My bet is, once the car companies fully understand the lifetime value of the data, there will be an option to opt out by paying that monetary value up front. My guess is it’ll be an expensive “executive” model used mostly by governments and criminals.

Unless some serious privacy examples get reported and it scares the politicians in California and California puts in place special laws to force “non tracking” to be a legal option.

One final weird option would be. I wonder if you could put children in your car and sue the car company in California because the car company is collecting data on minors without your consent? Do the car terms and condition handle data associated with minors correctly?


I had a Honda that I loved with a backup camera but no infotainment- it showed a little picture-in-picture on the left hand side of the backup mirror. It was pretty slick.


I wonder if the Franework model will ever apply to cars with modern safety. Probably not but one can dream.

I want an electric car.
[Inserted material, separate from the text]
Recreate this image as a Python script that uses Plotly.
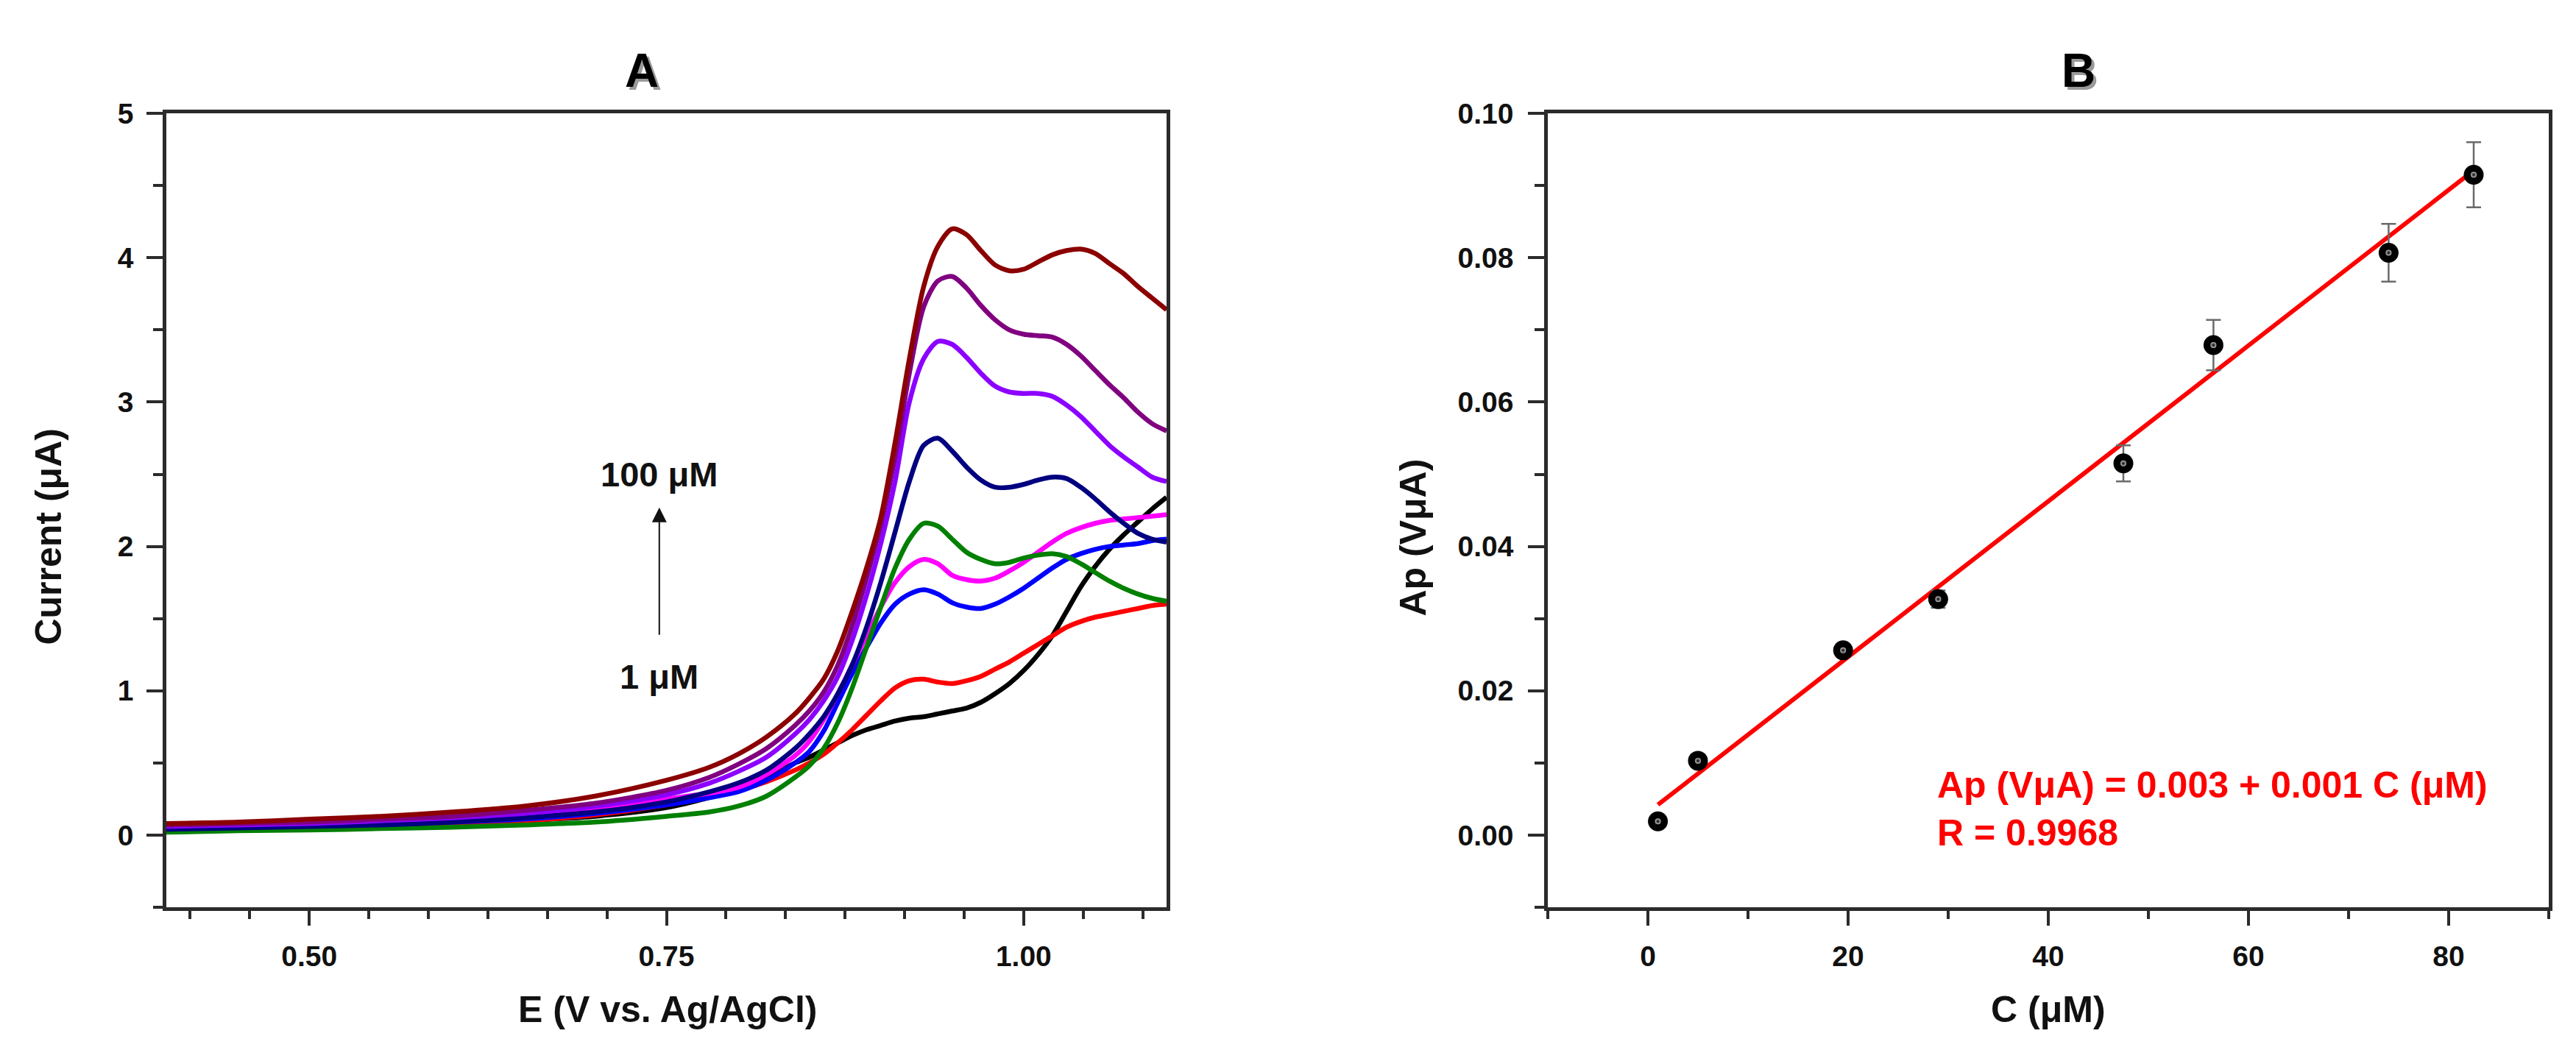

I also wish it was feasible to work on it.


An electric vehicle and "feasible to work on" (presumably in a home garage and/or driveway) do seem mutually exclusive.


The Volvo 940 had all of those modern safety features, but was still more or less the same car as the older RWD 740.

Mercedes also had that stuff early- I had a 1987 Mercedes diesel that had front air bags, ABS, and was basically modern car reliable.


I do have one newer Toyota Tacoma for the purpose of "just working" and it does a great job of fulfilling that role, but includes a host of features and such that I really have no interest in. But if you have project cars, you really just need a very stable "normal" vehicle for day to day.


For Volvo, I know that the 850s were the first to have airbags built into the seats for side impact, and I think they had anti lock brakes in those as well.